04-11-2019
The global economy is still weak heading into Q4 but there are a few rays of light. On balance, Chinese activity data show tentative signs of improvement and since China is the epicentre of the global slowdown and often leads the global cycle, it may be a sign that Q4 will be the low point of the global downturn. We expect only a moderate improvement in 2020, though, as companies are likely to stay cautious due to continued uncertainty on the trade war front.
However, recently we have seen positive signs in the trade talks between US and China after the escalation over the summer. The two sides are working on a phase one deal, which is said to include Chinese purchases of agricultural goods, stricter rules on intellectual property protection and a currency pact. It is expected to take a planned US tariff hike in December off the table. The signal so far is that the phase one deal will be signed later this month.
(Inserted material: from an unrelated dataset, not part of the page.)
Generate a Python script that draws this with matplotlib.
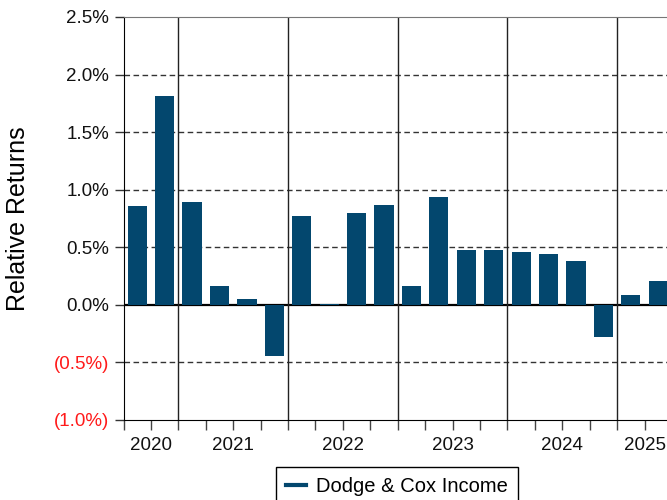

Immediately after a phase one deal is signed, the two countries have vowed to move on to phase two. This part will be trickier, as it will include the most difficult issues in the trade negotiations. Nevertheless, we now see a 50% probability that a phase two deal can be signed in the first half of 2020. It will require Trump to compromise to accept China's red lines, but he may opt for this scenario as a trade deal could give him a needed boost to revive the economy and give farmers in swing states some much needed gifts ahead of the November 2020 election. The US economy has been weakening into the fourth quarter with manufacturing being in recession and increasing signs that the softness is spilling into the service sector. Farmers have had the worst crisis in decades due to the halt of Chinese purchases and flooding that hit some regions. We look for the US economy to grow close to trend in 2020 around 1.5-2% but a bigger trade deal could result in a more positive outlook.
In line with our long-held view Brexit has been extended (new Brexit day is 31 January 2020) and a general election is called with the Brits going to the ballots on 12 December. In our view, the election is an EU referendum in disguise. This means we may soon get to the Brexit end game unless the election results in a 'hung' parliament. Overall, the risk of a no-deal Brexit scenario has declined substantially
In Europe economic data are still weak and we expect this to continue in Q4. However, a stimulus-driven recovery in China (albeit slow) should have a positive spill-over effect on Europe, where a decline in exports has been the main culprit. We thus look for a gradual improvement in Europe during 2020, but not a strong recovery. The Brexit outcome will also be an important driver for the outlook.
The global central banks have offered support to the global economy in the past quarters and we look for further cuts by the Federal Reserve . However, a December cut looks less likely now as the labour market is still doing fine and trade tensions have eased. We believe the ECB is done easing, partly due to internal disagreement and fewer downside risks following better data out of China and an improved outlook for the trade war and Brexit.
The stock markets have rallied lately on the back of the rays of light in the global cycle mentioned above and easing political risks. We expect stocks to outperform bonds on a 12-month horizon. We look for bond yields to stay low in the coming months, as labour markets are set to weaken in many countries because employment tends to react with a time lag to economic weakness. We look for the EUR/USD to stay fairly low in the short term but to move moderately higher on a 12-month horizon, as Brexit risks are expected to be reduced further and the euro area economy improves somewhat.